### SET PROBLEM
Starting from the top of the material, restate each line exactly until the line that contains "import pandas as pd", which is also copied. Pictures are excluded.

▼

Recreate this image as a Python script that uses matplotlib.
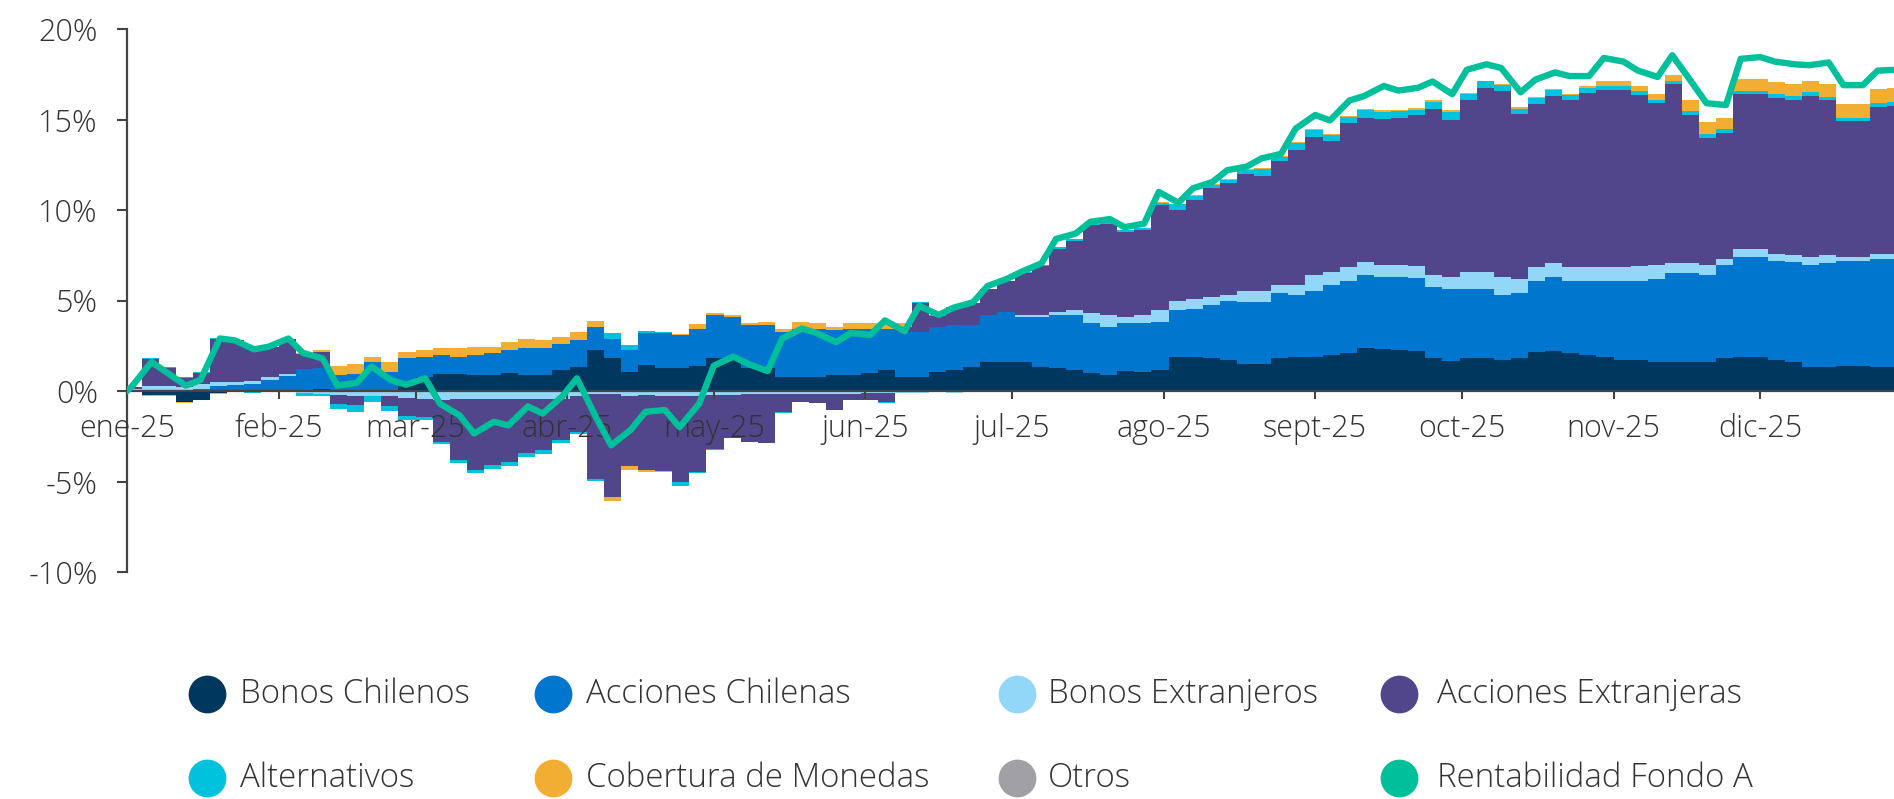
import matplotlib
matplotlib.use("Agg")
import matplotlib.pyplot as plt
import matplotlib.dates as mdates
import numpy as np
import pandas as pd

# fechas de corte (lunes y jueves), partiendo del 1 de enero en 0
FECHAS = pd.DatetimeIndex(["2025-01-01"]).append(
    pd.date_range("2025-01-02", "2025-12-29", freq="W-THU")
    .union(pd.date_range("2025-01-02", "2025-12-29", freq="W-MON")))

MESES = ["ene-25", "feb-25", "mar-25", "abr-25", "may-25", "jun-25",
         "jul-25", "ago-25", "sept-25", "oct-25", "nov-25", "dic-25"]

# contribucion acumulada por clase de activo (%)
bonos_chilenos = [
    0, 0, -0.2, -0.2, -0.6, -0.5, -0.1, 0, 0, 0,
    0, 0.05, 0.1, 0.05, 0, 0, 0, 0.4, 0.8, 0.95,
    0.95, 0.9, 0.9, 1.0, 0.9, 0.9, 1.15, 1.35, 2.25, 1.8,
    1.05, 1.45, 1.25, 1.25, 1.4, 1.8, 1.7, 1.25, 1.25, 0.75,
    0.8, 0.8, 0.9, 0.9, 1.0, 1.15, 0.8, 0.8, 1.05, 1.15,
    1.3, 1.6, 1.6, 1.6, 1.35, 1.25, 1.15, 1.0, 0.9, 1.1,
    1.05, 1.15, 1.9, 1.9, 1.8, 1.7, 1.5, 1.5, 1.8, 1.9,
    1.9, 2.0, 2.1, 2.35, 2.3, 2.25, 2.2, 1.8, 1.65, 1.8,
    1.8, 1.7, 1.8, 2.15, 2.2, 2.1, 2.0, 1.9, 1.7, 1.7,
    1.6, 1.6, 1.6, 1.6, 1.8, 1.9, 1.9, 1.7, 1.6, 1.35,
    1.35, 1.4, 1.4, 1.35, 1.3]
acciones_chilenas = [
    0, 0.05, 0, 0, 0, 0.1, 0.3, 0.35, 0.4, 0.6,
    0.85, 1.15, 1.15, 0.85, 0.95, 1.6, 1.05, 1.4, 1.1, 1.05,
    0.95, 1.1, 1.2, 1.25, 1.45, 1.45, 1.45, 1.45, 1.3, 1.1,
    1.2, 1.75, 1.95, 1.85, 2.05, 2.4, 2.4, 2.4, 2.4, 2.5,
    2.65, 2.65, 2.45, 2.55, 2.45, 2.3, 2.45, 2.45, 2.5, 2.5,
    2.35, 2.6, 2.75, 2.5, 2.75, 2.95, 3.05, 2.75, 2.65, 2.65,
    2.7, 2.65, 2.55, 2.65, 2.95, 3.3, 3.4, 3.4, 3.6, 3.4,
    3.65, 3.85, 3.95, 4.05, 4.0, 4.05, 4.05, 3.95, 4.0, 3.85,
    3.85, 3.6, 3.6, 3.9, 4.1, 4.0, 4.1, 4.15, 4.35, 4.35,
    4.6, 4.9, 4.9, 4.8, 5.15, 5.5, 5.5, 5.5, 5.5, 5.6,
    5.7, 5.8, 5.8, 5.95, 6.0]
bonos_extranjeros = [
    0, 0.05, 0.25, 0.25, 0.2, 0.3, 0.2, 0.15, 0.15, 0.15,
    0.1, -0.1, -0.15, -0.2, -0.3, -0.3, -0.25, -0.4, -0.45, -0.5,
    -0.45, -0.45, -0.45, -0.45, -0.45, -0.45, -0.45, -0.3, -0.15, -0.15,
    -0.25, -0.2, -0.3, -0.3, -0.3, -0.2, -0.2, -0.15, -0.15, -0.15,
    -0.15, -0.15, -0.15, -0.15, -0.1, -0.1, -0.1, -0.1, -0.05, -0.1,
    -0.05, -0.05, 0, 0.1, 0.1, 0.15, 0.25, 0.55, 0.65, 0.35,
    0.45, 0.65, 0.55, 0.55, 0.45, 0.3, 0.6, 0.6, 0.45, 0.55,
    0.85, 0.75, 0.8, 0.75, 0.65, 0.65, 0.65, 0.65, 0.65, 0.95,
    0.95, 1.0, 0.8, 0.8, 0.75, 0.75, 0.75, 0.8, 0.8, 0.85,
    0.75, 0.55, 0.55, 0.55, 0.35, 0.45, 0.45, 0.35, 0.4, 0.45,
    0.45, 0.2, 0.2, 0.25, 0.25]
acciones_extranjeras = [
    0, 0.1, 1.5, 1.0, 0.5, 0.6, 2.4, 2.3, 1.8, 1.7,
    1.9, 0.85, 0.9, -0.5, -0.45, 0, -0.6, -1.0, -1.0, -2.3,
    -3.35, -3.9, -3.65, -3.5, -3.0, -2.8, -2.25, -1.95, -4.7, -5.7,
    -3.9, -4.15, -4.1, -4.7, -4.15, -3.0, -2.4, -2.65, -2.75, -1.0,
    -0.45, -0.5, -0.9, -0.35, -0.4, -0.5, 0.3, 1.6, 0.6, 1.0,
    1.2, 1.45, 1.75, 2.3, 2.7, 3.5, 3.85, 4.85, 5.0, 4.7,
    4.7, 5.8, 5.0, 5.45, 6.0, 6.2, 6.5, 6.4, 6.85, 7.45,
    7.65, 7.2, 7.95, 7.95, 8.1, 8.15, 8.35, 9.2, 8.7, 9.45,
    10.15, 10.25, 9.1, 9.0, 9.25, 9.2, 9.6, 9.8, 9.8, 9.45,
    8.95, 9.9, 8.2, 7.05, 6.95, 8.55, 8.55, 8.65, 8.6, 8.9,
    8.55, 7.5, 7.5, 8.15, 8.2]
alternativos = [
    0, 0, 0.05, 0.1, 0.1, 0.05, 0.05, 0, -0.1, 0,
    0, -0.15, -0.15, -0.3, -0.4, -0.3, -0.25, -0.2, -0.15, -0.15,
    -0.2, -0.2, -0.2, -0.2, -0.2, -0.25, -0.15, -0.15, -0.1, 0.3,
    0.3, 0.1, 0.05, -0.25, -0.1, -0.05, 0, 0, 0, -0.05,
    0, 0, 0, 0, 0, -0.05, 0, 0.05, 0.05, 0,
    0, 0, -0.05, 0.05, 0.05, 0.1, 0.1, 0.1, 0.15, 0.1,
    0.1, 0.15, 0.35, 0.25, 0.2, 0.15, 0.2, 0.35, 0.25, 0.4,
    0.35, 0.35, 0.35, 0.4, 0.35, 0.35, 0.3, 0.35, 0.4, 0.35,
    0.35, 0.35, 0.3, 0.35, 0.35, 0.3, 0.3, 0.2, 0.2, 0.2,
    0.2, 0.2, 0.2, 0.2, 0.2, 0.2, 0.2, 0.2, 0.2, 0.2,
    0.2, 0.2, 0.2, 0.2, 0.2]
cobertura_monedas = [
    0, -0.05, -0.05, -0.05, -0.05, 0, -0.05, 0, 0, 0,
    0, 0.05, 0.1, 0.5, 0.55, 0.3, 0.55, 0.35, 0.35, 0.35,
    0.45, 0.45, 0.35, 0.45, 0.55, 0.45, 0.4, 0.45, 0.3, -0.2,
    -0.2, -0.15, -0.1, 0.05, 0.25, 0.1, 0.1, 0.1, 0.15, 0.2,
    0.35, 0.3, 0.2, 0.3, 0.3, 0.35, 0.2, 0, 0, 0,
    0, 0, 0, 0, 0, 0, 0, 0, 0, 0,
    0, 0.05, 0, 0.05, 0.05, 0.05, 0.05, 0.05, 0.05, 0.05,
    0.05, 0.05, 0.05, 0.1, 0.1, 0.1, 0.1, 0.1, 0.1, 0.05,
    0.05, 0.05, 0.1, 0.05, 0.05, 0.05, 0.1, 0.3, 0.3, 0.3,
    0.3, 0.3, 0.6, 0.65, 0.65, 0.65, 0.65, 0.65, 0.65, 0.6,
    0.7, 0.75, 0.75, 0.8, 0.8]
otros = [0] * 105
rentabilidad_fondo_a = [
    0, 0.25, 1.6, 1.05, 0.3, 0.6, 2.9, 2.8, 2.3, 2.45,
    2.9, 2.1, 1.8, 0.3, 0.45, 1.35, 0.6, 0.35, 0.7, -0.7,
    -1.35, -2.35, -1.7, -1.9, -0.85, -1.25, -0.3, 0.7, -1.5, -3.0,
    -2.15, -1.15, -1.05, -2.0, -0.7, 1.4, 1.9, 1.5, 1.1, 2.9,
    3.45, 3.2, 2.7, 3.2, 3.1, 3.9, 3.3, 4.7, 4.2, 4.6,
    4.9, 5.8, 6.2, 6.6, 7.05, 8.4, 8.7, 9.35, 9.5, 9.05,
    9.25, 11.0, 10.4, 11.2, 11.55, 12.2, 12.4, 12.85, 13.1, 14.5,
    15.25, 14.95, 16.05, 16.3, 16.85, 16.6, 16.75, 17.1, 16.4, 17.75,
    18.05, 17.85, 16.5, 17.2, 17.6, 17.4, 17.4, 18.4, 18.2, 17.7,
    17.35, 18.55, 17.05, 15.9, 15.8, 18.35, 18.45, 18.2, 18.05, 18.0,
    18.15, 16.9, 16.9, 17.7, 17.75]

C_BC, C_AC, C_BE, C_AE = "#00375F", "#0076CE", "#92D6F8", "#514689"
C_ALT, C_COB, C_OT, C_REN = "#00C2DC", "#F2AE33", "#A0A0A6", "#00BF9B"
C_TXT, C_AX = "#333333", "#444444"

SERIES = [
    ("Bonos Chilenos", bonos_chilenos, C_BC),
    ("Acciones Chilenas", acciones_chilenas, C_AC),
    ("Bonos Extranjeros", bonos_extranjeros, C_BE),
    ("Acciones Extranjeras", acciones_extranjeras, C_AE),
    ("Alternativos", alternativos, C_ALT),
    ("Cobertura de Monedas", cobertura_monedas, C_COB),
    ("Otros", otros, C_OT),
]

plt.rcParams["font.family"] = ["Open Sans", "DejaVu Sans"]
plt.rcParams["font.weight"] = "light"

W, H = 1894, 799
fig = plt.figure(figsize=(W / 100, H / 100), dpi=100)
ax = fig.add_axes([127 / W, 1 - 572 / H, 1 - 127 / W, (572 - 29) / H])
ax.set_axisbelow(False)  # etiquetas de meses sobre las barras

x = mdates.date2num(FECHAS)
pos = np.zeros(len(x))
neg = np.zeros(len(x))
for name, vals, color in SERIES:
    v = np.asarray(vals, dtype=float)
    vp = np.clip(v, 0, None)
    vn = np.clip(v, None, 0)
    ax.fill_between(x, pos, pos + vp, step="mid", color=color, lw=0,
                    antialiased=False, zorder=2)
    ax.fill_between(x, neg + vn, neg, step="mid", color=color, lw=0,
                    antialiased=False, zorder=2)
    pos = pos + vp
    neg = neg + vn

ax.plot(x, rentabilidad_fondo_a, color=C_REN, lw=4.6, zorder=4,
        solid_joinstyle="round", solid_capstyle="round")

start = mdates.date2num(pd.Timestamp("2025-01-01"))
ax.set_xlim(start, start + (W - 127) / 4.89)
ax.set_ylim(-10, 20)

yt = list(range(-10, 25, 5))
ax.set_yticks(yt)
ax.set_yticklabels([f"{v}%" for v in yt])
ax.set_xticks(mdates.date2num(pd.date_range("2025-01-01", periods=12, freq="MS")))
ax.set_xticklabels(MESES)

for s in ("top", "right"):
    ax.spines[s].set_visible(False)
ax.spines["bottom"].set_position(("data", 0))
ax.spines["bottom"].set_color(C_AX)
ax.spines["bottom"].set_linewidth(1.6)
ax.spines["left"].set_color(C_AX)
ax.spines["left"].set_linewidth(1.6)
ax.tick_params(axis="x", length=6, width=1.5, color=C_AX, pad=10,
               labelsize=22, labelcolor=C_TXT)
ax.tick_params(axis="y", length=7, width=1.5, color=C_AX, pad=14,
               labelsize=22, labelcolor=C_TXT)
ax.patch.set_alpha(0)

# leyenda manual en dos filas
lax = fig.add_axes([0, 0, 1, 1], zorder=-1)
lax.set_xlim(0, W)
lax.set_ylim(H, 0)
lax.axis("off")
items = SERIES + [("Rentabilidad Fondo A", None, C_REN)]
cols = [(207, 240), (553, 586), (1017, 1048), (1399, 1437)]
rows = [694, 778]
for i, (name, _, color) in enumerate(items):
    cx, tx = cols[i % 4]
    cy = rows[i // 4]
    lax.scatter([cx], [cy], s=740, color=color, lw=0)
    lax.text(tx, cy, name, va="center", ha="left", fontsize=23.8, color=C_TXT)

fig.savefig("out.png", dpi=100)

▲

### EXERCISE OUTPUT
Recreate this image as a Python script that uses matplotlib.
import matplotlib
matplotlib.use("Agg")
import matplotlib.pyplot as plt
import matplotlib.dates as mdates
import numpy as np
import pandas as pd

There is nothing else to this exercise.